James Salisbury Price, Private, 32061, Welsh Regiment. James was born at Hope, near Leominster in 1897 the son of James and Elizabeth Price. His father was from Spring Field, New Moat, and James spent a lot of time back with his family during the coming years. By the outbreak of war the family was residing at Bristol House, 6, Queen Street, Nantyglo, and James enlisted at nearby Abertillery into the 13th Battalion, South Wales Borderers. James was then transferred to the 16th Battalion (Cardiff City), Welsh Regiment, which was in France attached to 115 Brigade, 38th (Welsh) Division.

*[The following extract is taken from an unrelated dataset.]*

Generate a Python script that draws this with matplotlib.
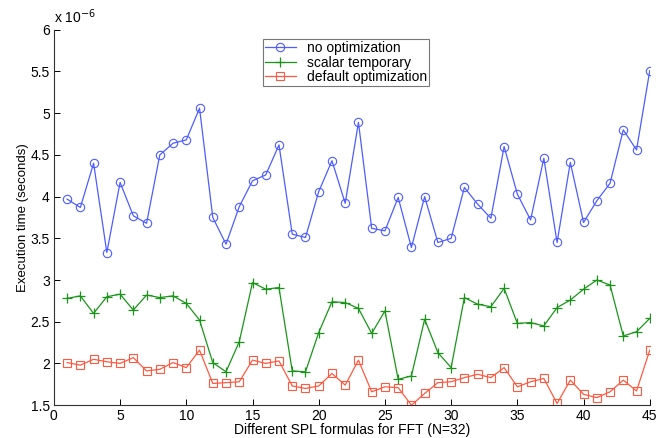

He probably joined the battalion after it had taken part in the Battle of Mametz Wood in July 1916. The Division had been decimated during its two attacks on the wood, and was transferred to a quieter sector along the Boesinghe Canal at Ypres to rebuild. The 16th Welsh first took up the line here on 19 August 1916, spending the coming weeks alternating between spells in the line and in reserve. James was wounded during these early days at Boesinghe, and was evacuated to Remi Siding Casualty Clearing Station, where he died of his wounds on 15 September 1916, aged 19. James is buried in Lijssenthoek Military Cemetery, Belgium.
Stanley Rees, Private, 19856, South Wales Borderers. Stanley was the son of George and Phoebe Rees, of Spring Villa, Maenclochog, and enlisted at Tottenham into the 1st Battalion, South Wales Borderers. The Battalion was attached to 3 Brigade, 1st Division, and moved to France at the outbreak of hostilities, and saw its first action at the Battle of Mons, and taking part in the retreat to the Marne, where the Germans were stopped. They then fought at the Aisne, and at Chivy, before being moved north to Ypres. Here they fought at the First Battle of Ypres, where they again stopped the German Offensive, before wintering in Flanders. The following year saw them in action again at the Battle of Aubers, before moving South to Loos, where they fought during the Battle of Loos, and the action at the Hohenzollern redoubt. Again they were required for a major offensive, moving south to the Somme, where they fought during the opening of the Somme Offensive at the Battle of Albert, then at Bazentin, and at Pozières. Stanley was badly wounded at Pozières, and died of his wounds on 22 August 1916. He was 22 years old, and is buried at Flatiron Copse Cemetery, Mametz, France.